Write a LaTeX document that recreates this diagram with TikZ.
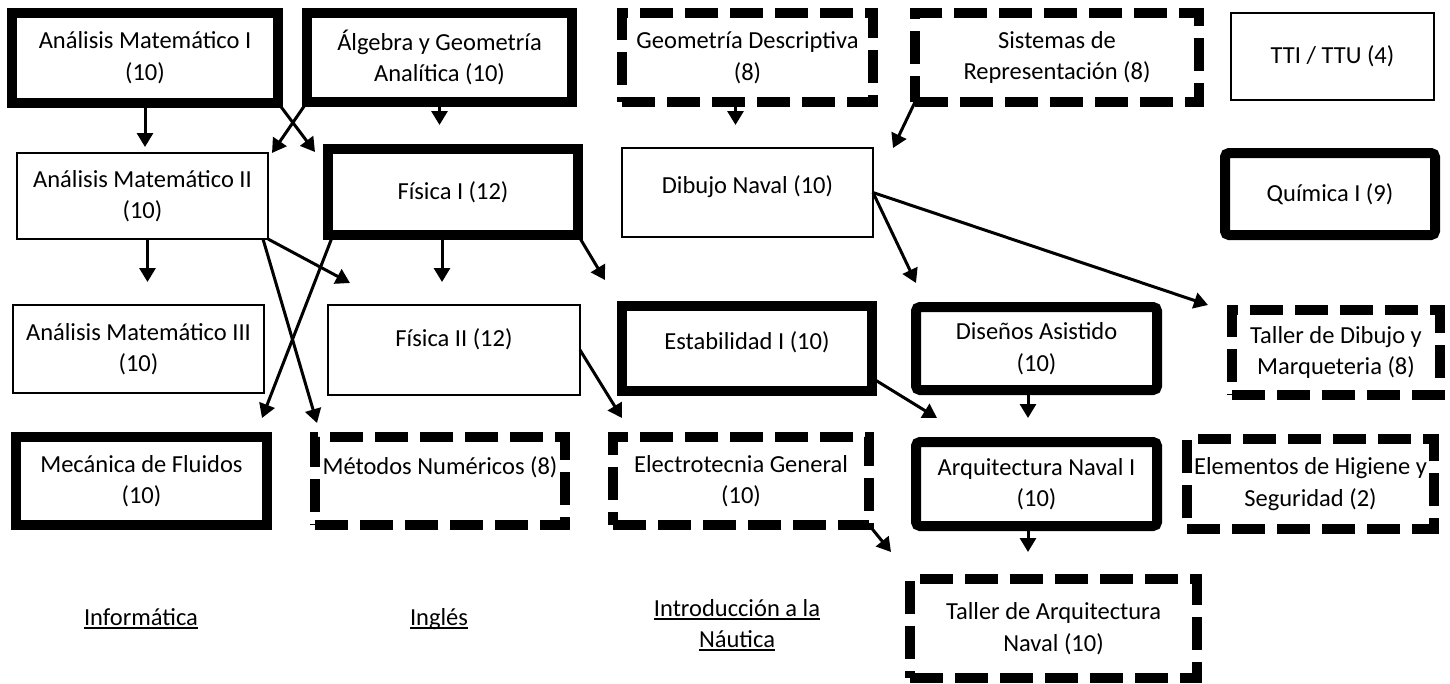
\documentclass[tikz,border=0pt]{standalone}
\usepackage{fontspec}
\setmainfont{Carlito}
\usetikzlibrary{arrows.meta}
\newcommand{\subline}[1]{\setbox0=\hbox{#1}\rlap{\rule[-3.5pt]{\wd0}{1.8pt}}\box0}
\begin{document}
\begin{tikzpicture}
    [
        x=1pt, y=-1pt,
        font=\fontsize{24.5pt}{31.5pt}\selectfont,
        dims/.style 2 args={minimum width=#1pt, minimum height=#2pt},
        course/.style={rectangle, align=center, inner sep=0pt, outer sep=0pt},
        plainbox/.style={course, draw, line width=2.5pt},
        heavybox/.style={course, draw, line width=10pt},
        dashbox/.style={course, draw, line width=10pt, dash pattern=on 33pt off 12pt},
        roundbox/.style={heavybox, rounded corners=4pt},
        lifted/.style={text depth=#1},
        extra/.style={align=center, inner sep=0pt},
        prereq/.style={-{Triangle[length=14pt,width=16pt]}, line width=3pt},
    ]
    \useasboundingbox (0,0) rectangle (1450,683);
    \node (am1) at (145,57.5) [heavybox, dims={265.5}{90}] {Análisis Matemático I\\(10)};
    \node (alg) at (439.5,57.5) [heavybox, dims={265}{89}] {Álgebra y Geometría\\Analítica (10)};
    \node (geo) at (747.5,57.5) [dashbox, dims={251}{89}] {Geometría Descriptiva\\(8)};
    \node (sis) at (1057,57.5) [dashbox, dims={284}{89}] {Sistemas de\\Representación (8)};
    \node (tti) at (1332.5,56.5) [plainbox, dims={203}{87}] {TTI / TTU (4)};
    \node (am2) at (142.5,196) [plainbox, dims={251}{86}] {Análisis Matemático II\\(10)};
    \node (fis1) at (453,192) [heavybox, dims={250}{86}] {Física I (12)};
    \node (dib) at (747.5,192.5) [plainbox, dims={251}{89}, lifted=16pt] {Dibujo Naval (10)};
    \node (qui) at (1330,194) [roundbox, dims={210}{82}] {Química I (9)};
    \node (am3) at (138.5,349) [plainbox, dims={251}{88}] {Análisis Matemático III\\(10)};
    \node (fis2) at (454,350) [plainbox, dims={252}{90}, lifted=25pt] {Física II (12)};
    \node (est) at (747,348.5) [heavybox, dims={250}{85}, lifted=16pt] {Estabilidad I (10)};
    \node (dis) at (1036.5,348.5) [roundbox, dims={241}{83}] {Diseños Asistido\\(10)};
    \node (tdm) at (1336,352.5) [dashbox, dims={208}{85}] {Taller de Dibujo y\\Marqueteria (8)};
    \node (mec) at (141.5,481) [heavybox, dims={251}{88}] {Mecánica de Fluidos\\(10)};
    \node (met) at (440,481) [dashbox, dims={250}{88}, lifted=31pt] {Métodos Numéricos (8)};
    \node (ele) at (741,481) [dashbox, dims={256}{88}] {Electrotecnia General\\(10)};
    \node (arq) at (1036.5,484) [roundbox, dims={241}{84}] {Arquitectura Naval I\\(10)};
    \node (hig) at (1310.5,484) [dashbox, dims={247}{90}] {Elementos de Higiene y\\Seguridad (2)};
    \node (tan) at (1053.5,628.5) [dashbox, dims={287}{99}] {Taller de Arquitectura\\Naval (10)};
    \node (inf) at (141,625) [extra, anchor=base] {\subline{Informática}};
    \node (ing) at (439,625) [extra, anchor=base] {\subline{Inglés}};
    \node (nau) at (737,625) [extra] {\subline{Introducción a la}\\\subline{Náutica}};
    \draw [prereq, shorten >=6pt] (am1.south) -- (am1.south |- am2.north);
    \draw [prereq] (am1.south east) -- ([xshift=-13pt,yshift=-3pt]fis1.north west);
    \draw [prereq] (alg.south west) -- ([xshift=4pt]am2.north east);
    \draw [prereq, shorten >=24pt] (alg.south) -- (alg.south |- fis1.north);
    \draw [prereq, shorten >=23pt] ([xshift=-12pt]geo.south) -- ([xshift=-12pt]geo.south |- dib.north);
    \draw [prereq] (sis.south west) -- ([xshift=20pt]dib.north east);
    \draw [prereq, shorten >=23pt] ([xshift=5pt]am2.south) -- ([xshift=5pt]am2.south |- am3.north);
    \draw [prereq] (am2.south east) -- ([xshift=22pt,yshift=22pt]fis2.north west);
    \draw [prereq] ([xshift=-5pt]am2.south east) -- ([xshift=2pt,yshift=14pt]met.north west);
    \draw [prereq] ([xshift=5pt]fis1.south west) -- ([xshift=-5pt,yshift=19pt]mec.north east);
    \draw [prereq, shorten >=23pt] ([xshift=-11pt]fis1.south) -- ([xshift=-11pt]fis1.south |- fis2.north);
    \draw [prereq] (fis1.south east) -- ([xshift=-17pt,yshift=26pt]est.north west);
    \draw [prereq] (dib.east) -- ([yshift=24pt]dis.north west);
    \draw [prereq] (dib.east) -- ([xshift=-24pt,yshift=5pt]tdm.north west);
    \draw [prereq] (fis2.east) -- ([xshift=9pt,yshift=19pt]ele.north west);
    \draw [prereq] ([yshift=13pt]est.south east) -- ([xshift=21pt,yshift=24pt]arq.north west);
    \draw [prereq, shorten >=24pt] ([xshift=-8.5pt]dis.south) -- ([xshift=-8.5pt]dis.south |- arq.north);
    \draw [prereq] (ele.south east) -- ([xshift=-19pt,yshift=27pt]tan.north west);
    \draw [prereq, shorten >=27pt] ([xshift=-8.5pt]arq.south) -- ([xshift=-8.5pt]arq.south |- tan.north);
\end{tikzpicture}
\end{document}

-*-

PROBLEM TO WORK ON:
Without the pictures, print the whole listing exactly as given.

SOLUTION:
Write a LaTeX document that recreates this diagram with TikZ.
\documentclass[tikz,border=0pt]{standalone}
\usepackage{fontspec}
\setmainfont{Carlito}
\usetikzlibrary{arrows.meta}
\newcommand{\subline}[1]{\setbox0=\hbox{#1}\rlap{\rule[-3.5pt]{\wd0}{1.8pt}}\box0}
\begin{document}
\begin{tikzpicture}
    [
        x=1pt, y=-1pt,
        font=\fontsize{24.5pt}{31.5pt}\selectfont,
        dims/.style 2 args={minimum width=#1pt, minimum height=#2pt},
        course/.style={rectangle, align=center, inner sep=0pt, outer sep=0pt},
        plainbox/.style={course, draw, line width=2.5pt},
        heavybox/.style={course, draw, line width=10pt},
        dashbox/.style={course, draw, line width=10pt, dash pattern=on 33pt off 12pt},
        roundbox/.style={heavybox, rounded corners=4pt},
        lifted/.style={text depth=#1},
        extra/.style={align=center, inner sep=0pt},
        prereq/.style={-{Triangle[length=14pt,width=16pt]}, line width=3pt},
    ]
    \useasboundingbox (0,0) rectangle (1450,683);
    \node (am1) at (145,57.5) [heavybox, dims={265.5}{90}] {Análisis Matemático I\\(10)};
    \node (alg) at (439.5,57.5) [heavybox, dims={265}{89}] {Álgebra y Geometría\\Analítica (10)};
    \node (geo) at (747.5,57.5) [dashbox, dims={251}{89}] {Geometría Descriptiva\\(8)};
    \node (sis) at (1057,57.5) [dashbox, dims={284}{89}] {Sistemas de\\Representación (8)};
    \node (tti) at (1332.5,56.5) [plainbox, dims={203}{87}] {TTI / TTU (4)};
    \node (am2) at (142.5,196) [plainbox, dims={251}{86}] {Análisis Matemático II\\(10)};
    \node (fis1) at (453,192) [heavybox, dims={250}{86}] {Física I (12)};
    \node (dib) at (747.5,192.5) [plainbox, dims={251}{89}, lifted=16pt] {Dibujo Naval (10)};
    \node (qui) at (1330,194) [roundbox, dims={210}{82}] {Química I (9)};
    \node (am3) at (138.5,349) [plainbox, dims={251}{88}] {Análisis Matemático III\\(10)};
    \node (fis2) at (454,350) [plainbox, dims={252}{90}, lifted=25pt] {Física II (12)};
    \node (est) at (747,348.5) [heavybox, dims={250}{85}, lifted=16pt] {Estabilidad I (10)};
    \node (dis) at (1036.5,348.5) [roundbox, dims={241}{83}] {Diseños Asistido\\(10)};
    \node (tdm) at (1336,352.5) [dashbox, dims={208}{85}] {Taller de Dibujo y\\Marqueteria (8)};
    \node (mec) at (141.5,481) [heavybox, dims={251}{88}] {Mecánica de Fluidos\\(10)};
    \node (met) at (440,481) [dashbox, dims={250}{88}, lifted=31pt] {Métodos Numéricos (8)};
    \node (ele) at (741,481) [dashbox, dims={256}{88}] {Electrotecnia General\\(10)};
    \node (arq) at (1036.5,484) [roundbox, dims={241}{84}] {Arquitectura Naval I\\(10)};
    \node (hig) at (1310.5,484) [dashbox, dims={247}{90}] {Elementos de Higiene y\\Seguridad (2)};
    \node (tan) at (1053.5,628.5) [dashbox, dims={287}{99}] {Taller de Arquitectura\\Naval (10)};
    \node (inf) at (141,625) [extra, anchor=base] {\subline{Informática}};
    \node (ing) at (439,625) [extra, anchor=base] {\subline{Inglés}};
    \node (nau) at (737,625) [extra] {\subline{Introducción a la}\\\subline{Náutica}};
    \draw [prereq, shorten >=6pt] (am1.south) -- (am1.south |- am2.north);
    \draw [prereq] (am1.south east) -- ([xshift=-13pt,yshift=-3pt]fis1.north west);
    \draw [prereq] (alg.south west) -- ([xshift=4pt]am2.north east);
    \draw [prereq, shorten >=24pt] (alg.south) -- (alg.south |- fis1.north);
    \draw [prereq, shorten >=23pt] ([xshift=-12pt]geo.south) -- ([xshift=-12pt]geo.south |- dib.north);
    \draw [prereq] (sis.south west) -- ([xshift=20pt]dib.north east);
    \draw [prereq, shorten >=23pt] ([xshift=5pt]am2.south) -- ([xshift=5pt]am2.south |- am3.north);
    \draw [prereq] (am2.south east) -- ([xshift=22pt,yshift=22pt]fis2.north west);
    \draw [prereq] ([xshift=-5pt]am2.south east) -- ([xshift=2pt,yshift=14pt]met.north west);
    \draw [prereq] ([xshift=5pt]fis1.south west) -- ([xshift=-5pt,yshift=19pt]mec.north east);
    \draw [prereq, shorten >=23pt] ([xshift=-11pt]fis1.south) -- ([xshift=-11pt]fis1.south |- fis2.north);
    \draw [prereq] (fis1.south east) -- ([xshift=-17pt,yshift=26pt]est.north west);
    \draw [prereq] (dib.east) -- ([yshift=24pt]dis.north west);
    \draw [prereq] (dib.east) -- ([xshift=-24pt,yshift=5pt]tdm.north west);
    \draw [prereq] (fis2.east) -- ([xshift=9pt,yshift=19pt]ele.north west);
    \draw [prereq] ([yshift=13pt]est.south east) -- ([xshift=21pt,yshift=24pt]arq.north west);
    \draw [prereq, shorten >=24pt] ([xshift=-8.5pt]dis.south) -- ([xshift=-8.5pt]dis.south |- arq.north);
    \draw [prereq] (ele.south east) -- ([xshift=-19pt,yshift=27pt]tan.north west);
    \draw [prereq, shorten >=27pt] ([xshift=-8.5pt]arq.south) -- ([xshift=-8.5pt]arq.south |- tan.north);
\end{tikzpicture}
\end{document}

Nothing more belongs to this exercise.